Interesting.  Where were they when "five unelected judges" betrayed the American people and undermined our Constitution by greasing George W. Bush into our White House?


----------



## Glinda (Jun 26, 2015)

~Lenore said:


> *Homosexual marriages are now declared legal in this country.  So now they need to hire lawyers just like the rest of us to get out of their marriages!  I guess common law marriages will count as legal, too.  Very interesting.  Another legal win and gold mine for lawyers!  They do seem to always win for themselves.    *



Each state has it's own law with regard to common law marriage.  In California it is not legal.  This ruling has nothing to do with common law marriage.


----------



## QuickSilver (Jun 26, 2015)

Glinda said:


> Interesting.  Where were they when "five unelected judges" betrayed the American people and undermined our Constitution by greasing George W. Bush into our White House?



Or the Citizens United ruling which has just about negated the democratic process.


----------



## AZ Jim (Jun 26, 2015)

Justice Scalia has proven himself unfit to serve.  He is almost, if not completely,  mental.


----------



## Ameriscot (Jun 26, 2015)

Davey Jones said:


> but,but what if 3 people want to get married???

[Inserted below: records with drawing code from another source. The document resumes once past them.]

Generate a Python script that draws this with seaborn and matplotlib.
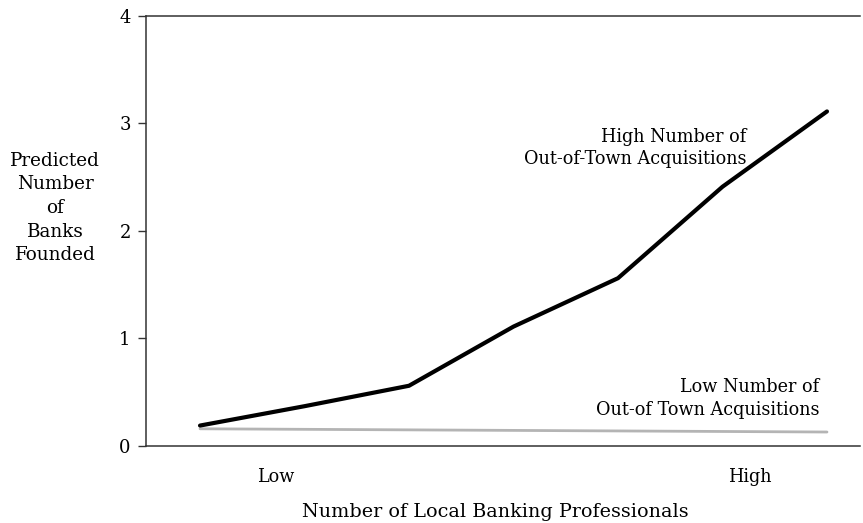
import numpy as np
import matplotlib.pyplot as plt
import pandas as pd
import seaborn as sns

# values
x_pos = [1, 2, 3, 4, 5, 6, 7]
high_acq = [0.19, 0.37, 0.56, 1.11, 1.56, 2.41, 3.11]
low_acq = [0.16, 0.155, 0.15, 0.145, 0.14, 0.135, 0.13]
y_ticks = [0, 1, 2, 3, 4]
x_tick_pos = [1.72, 6.26]
x_tick_labels = ["Low", "High"]

sns.set_style("white")
plt.rcParams['font.family'] = ['DejaVu Serif']
plt.rcParams['text.color'] = 'black'
plt.rcParams['xtick.color'] = 'black'
plt.rcParams['ytick.color'] = 'black'

df_high = pd.DataFrame({"x": x_pos, "y": high_acq})
df_low = pd.DataFrame({"x": x_pos, "y": low_acq})

fig = plt.figure(figsize=(8.63, 5.23), dpi=100)
ax = fig.add_axes([146/863, 1-446/523, (860-146)/863, (446-15.7)/523])

sns.lineplot(data=df_low, x="x", y="y", color="#b4b4b4", lw=2.0, ax=ax)
sns.lineplot(data=df_high, x="x", y="y", color="black", lw=3.0, ax=ax)

ax.set_xlim(0.483, 7.316)
ax.set_ylim(0, 4)
ax.set_yticks(y_ticks)
ax.set_xticks(x_tick_pos)
ax.set_xticklabels(x_tick_labels, fontsize=12.7)
ax.tick_params(axis='x', length=0, pad=16)
ax.tick_params(axis='y', length=6, width=1, direction='out', pad=5, labelsize=13, color='#333333', left=True)
ax.set_xlabel("")
ax.set_ylabel("")

for side in ['left', 'bottom', 'top']:
    ax.spines[side].set_visible(True)
    ax.spines[side].set_color('#333333')
    ax.spines[side].set_linewidth(1.1)
ax.spines['right'].set_visible(False)

ax.text(6.23, 2.77, "High Number of\nOut-of-Town Acquisitions", ha='right', va='center',
        multialignment='right', fontsize=12.7, linespacing=1.35)
ax.text(6.93, 0.44, "Low Number of\nOut-of Town Acquisitions", ha='right', va='center',
        multialignment='right', fontsize=12.7, linespacing=1.35)

fig.text(55/863, 1-208/523, "Predicted\nNumber\nof\nBanks\nFounded", ha='center', va='center',
         fontsize=13.2, linespacing=1.4)
fig.text(495/863, 1-512/523, "Number of Local Banking Professionals", ha='center', va='center',
         fontsize=13.75)

fig.savefig("out.png", dpi=100, facecolor='white')
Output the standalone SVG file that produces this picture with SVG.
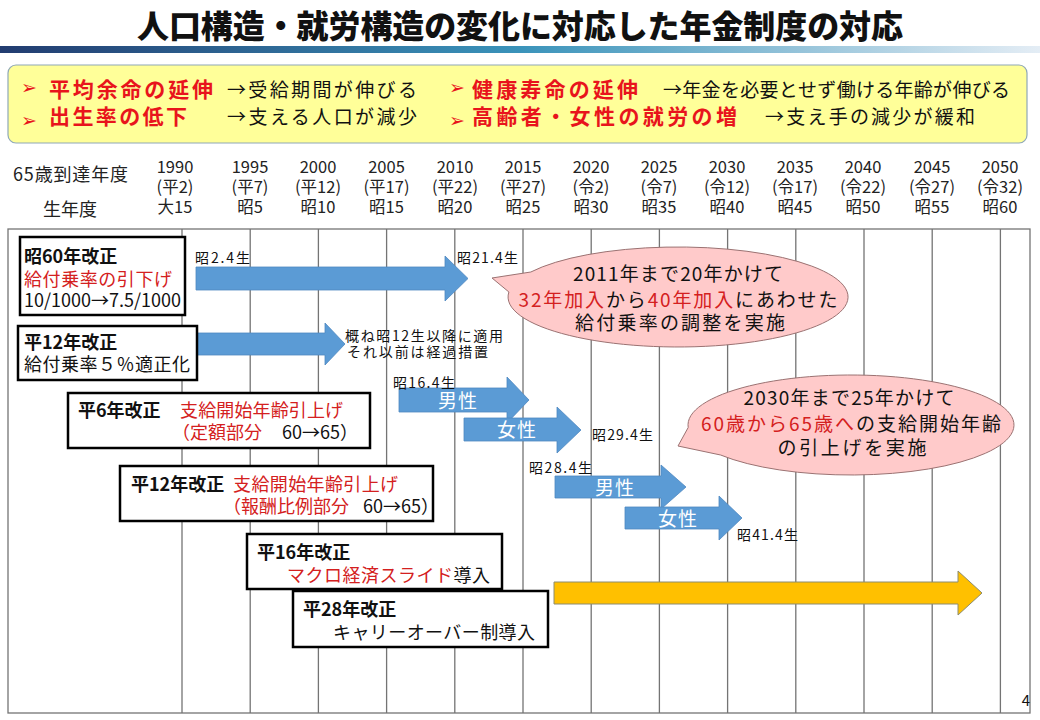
<svg xmlns="http://www.w3.org/2000/svg" width="1040" height="720" viewBox="0 0 1040 720">
<defs>
<linearGradient id="bar" x1="0" y1="0" x2="1" y2="0">
<stop offset="0" stop-color="#223c70"/>
<stop offset="0.5" stop-color="#3a93ba"/>
<stop offset="1" stop-color="#e4edf5"/>
</linearGradient>
<style>
text { font-family: 'Noto Sans CJK JP', 'Noto Sans CJK SC', sans-serif; fill:#111; }
.title { font-size:32px; font-weight:900; text-anchor:middle; }
.sr { font-size:21px; font-weight:bold; fill:#e8141c; }
.sb { font-size:19px; }
.mk { font-family:'DejaVu Sans', sans-serif; font-size:19px; fill:#e8141c; }
.hd { font-size:16.5px; text-anchor:middle; fill:#222; }
.hl { font-size:18px; fill:#222; }
.grid { stroke:#747474; stroke-width:1.3; fill:none; }
.box { fill:#fff; stroke:#000; stroke-width:2.5; }
.bt { font-size:18px; font-weight:bold; }
.bx { font-size:18px; }
.red { fill:#d42020; }
.lbl { font-size:14px; }
.barrow { fill:#5b9bd5; stroke:#4f88c0; stroke-width:0.8; }
.yarrow { fill:#ffc000; stroke:#8c8c70; stroke-width:1; }
.warr { fill:#fff; font-size:19px; text-anchor:middle; letter-spacing:1px; }
.call { fill:#ffcaca; stroke:#9b7272; stroke-width:1; }
.ct { font-size:19px; text-anchor:middle; }
</style>
</defs>
<rect width="1040" height="720" fill="#fff"/>

<g id="title">
<text class="title" x="520" y="38" textLength="766" lengthAdjust="spacing">人口構造・就労構造の変化に対応した年金制度の対応</text>
<rect x="0" y="46" width="1040" height="7" fill="url(#bar)"/>
</g>

<g id="summary">
<rect x="8" y="65" width="1019" height="78" rx="8" fill="#ffff99" stroke="#8fa8b8" stroke-width="1.2"/>
<text class="mk" x="21" y="94">➢</text>
<text class="sr" x="49" y="97" textLength="164" lengthAdjust="spacing">平均余命の延伸</text>
<text class="sb" x="227" y="97" textLength="190" lengthAdjust="spacing">→受給期間が伸びる</text>
<text class="mk" x="449" y="94">➢</text>
<text class="sr" x="472" y="97" textLength="166" lengthAdjust="spacing">健康寿命の延伸</text>
<text class="sb" x="663" y="97" textLength="347" lengthAdjust="spacing">→年金を必要とせず働ける年齢が伸びる</text>
<text class="mk" x="21" y="127">➢</text>
<text class="sr" x="49" y="124" textLength="138" lengthAdjust="spacing">出生率の低下</text>
<text class="sb" x="227" y="124" textLength="190" lengthAdjust="spacing">→支える人口が減少</text>
<text class="mk" x="449" y="127">➢</text>
<text class="sr" x="472" y="124" textLength="265" lengthAdjust="spacing">高齢者・女性の就労の増</text>
<text class="sb" x="765" y="124" textLength="210" lengthAdjust="spacing">→支え手の減少が緩和</text>
</g>

<g id="timeline-header">
<text class="hl" x="13" y="181" textLength="115" lengthAdjust="spacing">65歳到達年度</text>
<text class="hl" x="43" y="216" textLength="54" lengthAdjust="spacing">生年度</text>
<g class="years">
<text class="hd" x="175" y="173">1990</text><text class="hd" x="175" y="193">(平2)</text><text class="hd" x="175" y="213">大15</text>
<text class="hd" x="250" y="173">1995</text><text class="hd" x="250" y="193">(平7)</text><text class="hd" x="250" y="213">昭5</text>
<text class="hd" x="318" y="173">2000</text><text class="hd" x="318" y="193">(平12)</text><text class="hd" x="318" y="213">昭10</text>
<text class="hd" x="386.5" y="173">2005</text><text class="hd" x="386.5" y="193">(平17)</text><text class="hd" x="386.5" y="213">昭15</text>
<text class="hd" x="455" y="173">2010</text><text class="hd" x="455" y="193">(平22)</text><text class="hd" x="455" y="213">昭20</text>
<text class="hd" x="523" y="173">2015</text><text class="hd" x="523" y="193">(平27)</text><text class="hd" x="523" y="213">昭25</text>
<text class="hd" x="591" y="173">2020</text><text class="hd" x="591" y="193">(令2)</text><text class="hd" x="591" y="213">昭30</text>
<text class="hd" x="659" y="173">2025</text><text class="hd" x="659" y="193">(令7)</text><text class="hd" x="659" y="213">昭35</text>
<text class="hd" x="727" y="173">2030</text><text class="hd" x="727" y="193">(令12)</text><text class="hd" x="727" y="213">昭40</text>
<text class="hd" x="795" y="173">2035</text><text class="hd" x="795" y="193">(令17)</text><text class="hd" x="795" y="213">昭45</text>
<text class="hd" x="863" y="173">2040</text><text class="hd" x="863" y="193">(令22)</text><text class="hd" x="863" y="213">昭50</text>
<text class="hd" x="932" y="173">2045</text><text class="hd" x="932" y="193">(令27)</text><text class="hd" x="932" y="213">昭55</text>
<text class="hd" x="1000" y="173">2050</text><text class="hd" x="1000" y="193">(令32)</text><text class="hd" x="1000" y="213">昭60</text>
</g>
</g>

<g id="grid" class="grid">
<rect x="8" y="229" width="1022" height="484"/>
<path d="M182 229V713M250.2 229V713M318.4 229V713M386.6 229V713M454.8 229V713M523 229V713M591.2 229V713M659.4 229V713M727.6 229V713M795.8 229V713M864 229V713M932.2 229V713M1000.4 229V713"/>
</g>

<g id="connectors">
<polygon class="barrow" points="196,267 445,267 445,256 468,278.5 445,301 445,290 196,290"/>
<polygon class="barrow" points="197,333 325,333 325,323 345,344 325,365 325,355 197,355"/>
<polygon class="barrow" points="399,388 507,388 507,377 529,400 507,423 507,412 399,412"/>
<text class="warr" x="458" y="408">男性</text>
<polygon class="barrow" points="464,418 557,418 557,407 581,430 557,453 557,441 464,441"/>
<text class="warr" x="517" y="437">女性</text>
<polygon class="barrow" points="555,476 661,476 661,465 686,487 661,509 661,498 555,498"/>
<text class="warr" x="615" y="495">男性</text>
<polygon class="barrow" points="625,507 719,507 719,496 742,518 719,540 719,529 625,529"/>
<text class="warr" x="678" y="526">女性</text>
<polygon class="yarrow" points="554,582 958,582 958,571 982,593 958,615 958,604 554,604"/>
<text class="lbl" x="195" y="263" textLength="55" lengthAdjust="spacing">昭2.4生</text>
<text class="lbl" x="457" y="263" textLength="61" lengthAdjust="spacing">昭21.4生</text>
<text class="lbl" x="345" y="341" textLength="158" lengthAdjust="spacing">概ね昭12生以降に適用</text>
<text class="lbl" x="347" y="357" textLength="141" lengthAdjust="spacing">それ以前は経過措置</text>
<text class="lbl" x="393" y="388" textLength="62" lengthAdjust="spacing">昭16.4生</text>
<text class="lbl" x="592" y="440" textLength="61" lengthAdjust="spacing">昭29.4生</text>
<text class="lbl" x="529" y="473" textLength="63" lengthAdjust="spacing">昭28.4生</text>
<text class="lbl" x="737" y="540" textLength="61" lengthAdjust="spacing">昭41.4生</text>
</g>

<g id="node-s60">
<rect class="box" x="20" y="237" width="165" height="78"/>
<text class="bt" x="24" y="263">昭60年改正</text>
<text class="bx red" x="24" y="286" textLength="148" lengthAdjust="spacing">給付乗率の引下げ</text>
<text class="bx" x="24" y="307" textLength="157" lengthAdjust="spacing">10/1000→7.5/1000</text>
</g>

<g id="node-h12a">
<rect class="box" x="18" y="326" width="179" height="54"/>
<text class="bt" x="24" y="349">平12年改正</text>
<text class="bx" x="24" y="371" textLength="166" lengthAdjust="spacing">給付乗率５％適正化</text>
</g>

<g id="node-h6">
<rect class="box" x="68" y="393" width="302" height="55"/>
<text class="bt" x="78" y="417">平6年改正</text>
<text class="bx red" x="180" y="417" textLength="163" lengthAdjust="spacing">支給開始年齢引上げ</text>
<text class="bx red" x="172" y="439">（定額部分</text>
<text class="bx" x="282" y="439">60→65）</text>
</g>

<g id="node-h12b">
<rect class="box" x="120" y="466" width="313" height="55"/>
<text class="bt" x="131" y="491">平12年改正</text>
<text class="bx red" x="233" y="491" textLength="165" lengthAdjust="spacing">支給開始年齢引上げ</text>
<text class="bx red" x="223" y="513">（報酬比例部分</text>
<text class="bx" x="363" y="513">60→65）</text>
</g>

<g id="node-h16">
<rect class="box" x="247" y="534" width="255" height="55"/>
<text class="bt" x="257" y="559">平16年改正</text>
<text class="bx" x="287" y="582" textLength="203" lengthAdjust="spacing"><tspan class="red">マクロ経済スライド</tspan>導入</text>
</g>

<g id="node-h28">
<rect class="box" x="293" y="591" width="255" height="56"/>
<text class="bt" x="303" y="616">平28年改正</text>
<text class="bx" x="333" y="639" textLength="202" lengthAdjust="spacing">キャリーオーバー制導入</text>
</g>

<g id="callout-1">
<path class="call" d="M530.8,272 L492,278 L508.9,292 A170 50 0 1 0 530.8,272 Z"/>
<text class="ct" x="678" y="281" textLength="210" lengthAdjust="spacing">2011年まで20年かけて</text>
<text class="ct" x="678" y="307" textLength="319" lengthAdjust="spacing"><tspan class="red">32年加入</tspan>から<tspan class="red">40年加入</tspan>にあわせた</text>
<text class="ct" x="680" y="330" textLength="210" lengthAdjust="spacing">給付乗率の調整を実施</text>
</g>

<g id="callout-2">
<path class="call" d="M688.2,427.5 L678,446 L720.6,455 A163 50 0 1 0 688.2,427.5 Z"/>
<text class="ct" x="849" y="405" textLength="211" lengthAdjust="spacing">2030年まで25年かけて</text>
<text class="ct" x="851" y="431" textLength="300" lengthAdjust="spacing"><tspan class="red">60歳から65歳へ</tspan>の支給開始年齢</text>
<text class="ct" x="852" y="455" textLength="149" lengthAdjust="spacing">の引上げを実施</text>
</g>

<text x="1026" y="706" font-size="15" text-anchor="middle">4</text>
</svg>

They did not legalize polygamy.  Nor did they legalize marrying your dog, your pig, your child, or your sister.


----------



## Ameriscot (Jun 26, 2015)

Glinda said:


> Interesting.  Where were they when "five unelected judges" betrayed the American people and undermined our Constitution by greasing George W. Bush into our White House?



Excellent question.


----------



## QuickSilver (Jun 26, 2015)

AZ Jim said:


> Justice Scalia has proven himself unfit to serve.  He is almost, if not completely,  mental.




hahahaha   *OH APPLESAUCE!!!*


----------



## BobF (Jun 26, 2015)

As I see it the Supreme Court has just ruled against the courts of he states and rewrote those laws to include same sex marriages.    What the Supreme Court can not do is tell religions how they will respond to marriage rules.   Religions are protected but not controlled by our court system.


----------



## AZ Jim (Jun 26, 2015)

BobF said:


> As I see it the Supreme Court has just ruled against the courts of he states and rewrote those laws to include same sex marriages.    What the Supreme Court can not do is tell religions how they will respond to marriage rules.   Religions are protected but not controlled by our court system.



Just not having a good week are ya Bob.  Your Republican majority SCOTUS has just thrown a couple of wrenches into your theories about "the constitution", ehhhhh?


----------



## QuickSilver (Jun 26, 2015)

BobF said:


> As I see it the Supreme Court has just ruled against the courts of he states and rewrote those laws to include same sex marriages.    What the Supreme Court can not do is tell religions how they will respond to marriage rules.   Religions are protected but not controlled by our court system.



I agree... Religions have a right to feel as they wish about Gay marriage.. but they should stay out of it.. Just has the Government can not tell them what to do.  Marriage is a legal contract no different than any other and is under complete juristiction of the State.. in this case being the Government.  Since Federal law supercedes all State laws... and since the Supreme Court trumps all lower courts.. marriage is a constitutional right for everyone and there can no longer be discrimination.

You just have to deal with that...


----------



## Grumpy Ol' Man (Jun 26, 2015)

Davey Jones said:


> but,but what if 3 people want to get married???


Today's decision is all about the 14th Amendment... equal protection.  You can bring up all the red herrings you want.... polygamy, beastiality, etc.  This decision has nothing to do with your "3 people wanting to get married".  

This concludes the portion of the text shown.